• Grand Caravan Overview

    October 27, 2025 in England ⋅ ⛅ 12 °C

    Today we leave London, flying 12.5 hours to Singapore. Whereas, our 22,500kms Singapore to London journey required:
    • 61 days
    • 29 trains (12 of which were overnight)
    • 11 buses
    • 1 plane
    • 1 taxi when the bus broke down

    LOST
    • A $2 second-hand reading book
    • One of my three pairs of underwear, left drying on a sunny hotel windowsill (two pair were enough)
    • Kazakhstan air security confiscated our camping cutlery forks (owned since Girl Guide days), deeming them weapons of mass destruction. But they let us keep the knives!
    • Shoe leather – my trusty Keen sandals may now need to retire. On average we walked 10 kms a day throughout the 61-days.

    FOUND
    Lots of new memories (provided dementia doesn’t set in). An awakening to new ways of looking at the world, including the realization that the countries of Central Asia will likely be part of the world’s new regime. Peter Frankopan, states in his 2016 book The Silk Roads; A new history of the world:
    ‘I wanted to show that the decisions being made in today’s world that really matter are not being made in Paris, London, Berlin or Rome – as they were a hundred years ago – but in Beijing and Moscow, in Tehran and Riyadh, in Delhi and Islamabad, in Kabul and in Taliban-controlled areas of Afghanistan, in Ankara, Damascus and Jerusalem.

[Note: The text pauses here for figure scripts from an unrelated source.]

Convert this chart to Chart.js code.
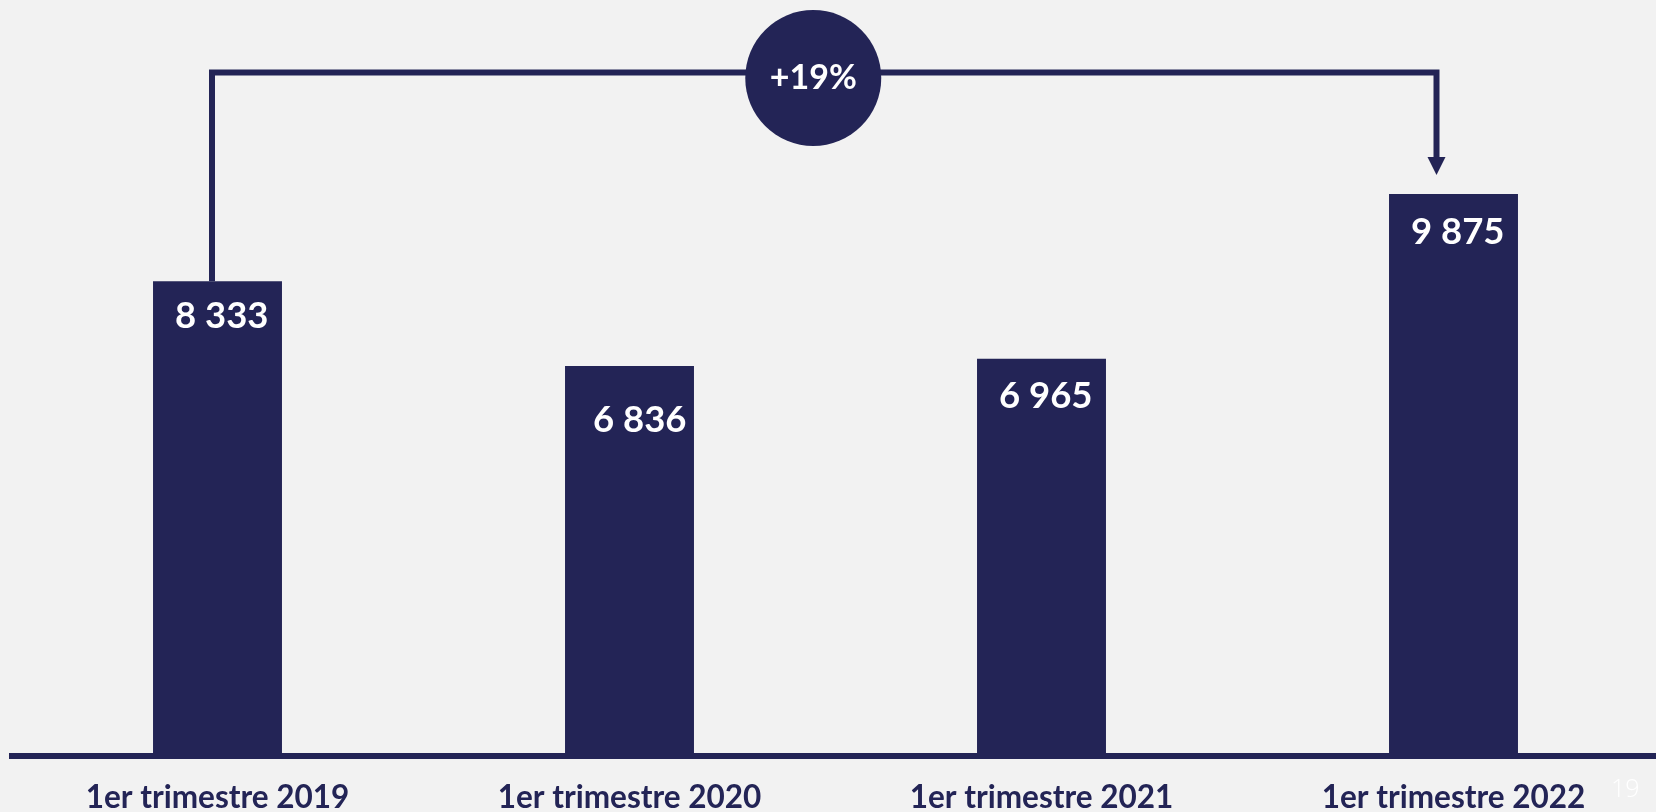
<!DOCTYPE html>
<html>
<head>
<meta charset="utf-8">
<script src="https://cdn.jsdelivr.net/npm/chart.js@4.4.0/dist/chart.umd.min.js"></script>
<style>
  html, body { margin: 0; padding: 0; background: #f2f2f2; }
  #wrap { position: relative; width: 1656px; height: 812px; overflow: hidden; background: #f2f2f2; }
  #pageNum { position: absolute; left: 1611px; top: 770px; font: 300 25px "Open Sans", sans-serif; color: #ffffff; }
</style>
</head>
<body>
<div id="wrap">
  <canvas id="chart" width="1672" height="812"></canvas>
  <div id="pageNum">19</div>
</div>
<script>
// Données du graphique
const categories = ['1er trimestre 2019', '1er trimestre 2020', '1er trimestre 2021', '1er trimestre 2022'];
const valeurs = [8333, 6836, 6965, 9875];
const evolution = '+19%';

const NAVY = '#232456';
const FONT = 'Lato, "Noto Sans", sans-serif';

// Format "8 333"
function formatNombre(v) {
    return String(v).replace(/\B(?=(\d{3})+(?!\d))/g, ' ');
}

// Ligne de base + étiquettes de valeurs + flèche d'évolution
const decorPlugin = {
    id: 'decor',
    afterDatasetsDraw(chart) {
        const ctx = chart.ctx;
        const area = chart.chartArea;
        const bars = chart.getDatasetMeta(0).data;

        // ligne de base
        ctx.save();
        ctx.fillStyle = NAVY;
        ctx.fillRect(9, area.bottom, chart.width, 6);

        // valeurs dans les barres
        const decalage = [[0, 47], [6, 66], [0, 49], [0, 50]];
        ctx.fillStyle = '#ffffff';
        ctx.font = 'bold 36.5px ' + FONT;
        ctx.textAlign = 'right';
        ctx.textBaseline = 'alphabetic';
        bars.forEach((bar, i) => {
            ctx.fillText(formatNombre(valeurs[i]), bar.x + 51 + decalage[i][0], bar.y + decalage[i][1]);
        });

        // accolade de 2019 à 2022
        const first = bars[0];
        const last = bars[bars.length - 1];
        const x1 = first.x - 5.5;
        const x2 = last.x - 17;
        const hy = area.top + 72.5;
        ctx.strokeStyle = NAVY;
        ctx.lineWidth = 6;
        ctx.lineCap = 'butt';
        ctx.lineJoin = 'miter';
        ctx.beginPath();
        ctx.moveTo(x1, first.y);
        ctx.lineTo(x1, hy);
        ctx.lineTo(x2, hy);
        ctx.lineTo(x2, area.top + 158);
        ctx.stroke();

        // pointe de flèche
        ctx.fillStyle = NAVY;
        ctx.beginPath();
        ctx.moveTo(x2 - 9, area.top + 157);
        ctx.lineTo(x2 + 9, area.top + 157);
        ctx.lineTo(x2, area.top + 175);
        ctx.closePath();
        ctx.fill();

        // cercle +19%
        const cx = (x1 + x2) / 2 - 11;
        const cy = area.top + 78;
        ctx.beginPath();
        ctx.arc(cx, cy, 68, 0, Math.PI * 2);
        ctx.fill();
        ctx.fillStyle = '#ffffff';
        ctx.font = 'bold 34px ' + FONT;
        ctx.textAlign = 'center';
        ctx.textBaseline = 'alphabetic';
        ctx.fillText(evolution, cx, cy + 11);
        ctx.restore();
    }
};

const chart = new Chart(document.getElementById('chart'), {
    type: 'bar',
    data: {
        labels: categories,
        datasets: [{
            data: valeurs,
            backgroundColor: NAVY,
            borderWidth: 0,
            categoryPercentage: 1,
            barPercentage: 0.313
        }]
    },
    options: {
        responsive: false,
        animation: false,
        layout: { padding: { left: 11.5, right: 12.5, top: 0, bottom: 0 } },
        plugins: {
            legend: { display: false },
            tooltip: { enabled: false }
        },
        scales: {
            x: {
                grid: { display: false, drawTicks: false },
                border: { display: false },
                ticks: {
                    color: NAVY,
                    font: { family: FONT, size: 31.5, weight: 'bold' },
                    padding: 26,
                    maxRotation: 0,
                    autoSkip: false
                },
                afterFit(scale) { scale.height = 59; }
            },
            y: {
                display: false,
                min: 0,
                max: 13300
            }
        }
    },
    plugins: [decorPlugin]
});
</script>
</body>
</html>
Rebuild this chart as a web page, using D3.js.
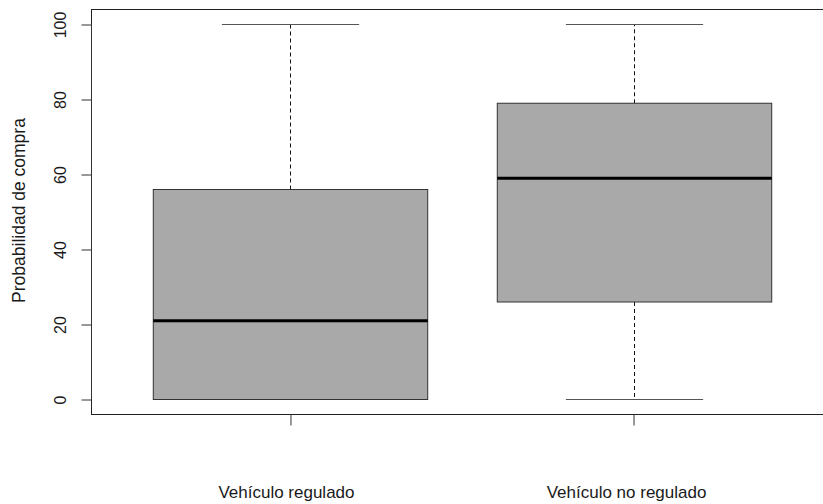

I wanted to remind the reader that the world’s past has been shaped by what happens along the Silk Roads. And I wanted to underline that so too will its future.’

    Scrolling through the topics of my daily reports you may think me a religious zealot, but it is impossible to ignore how spiritual beliefs (and politics) have shaped the region we ventured through. Once again let me steal Ernst Cassirer's quote who succinctly states:
    ‘Man cannot escape from his own achievement. No longer in a merely physical universe, man lives in a symbolic universe. Language, myth, art, and religion are parts of this universe. They are the varied threads which weave the symbolic net, the tangled web of human experience.’

    As for us, we will soon be re-grounded in our NZ universe of an overgrown garden, overdue tax returns and diary appointments. During our adventure the life-cycle didn't stop - good friends died and our first great-niece, Eva Aroha made her debut.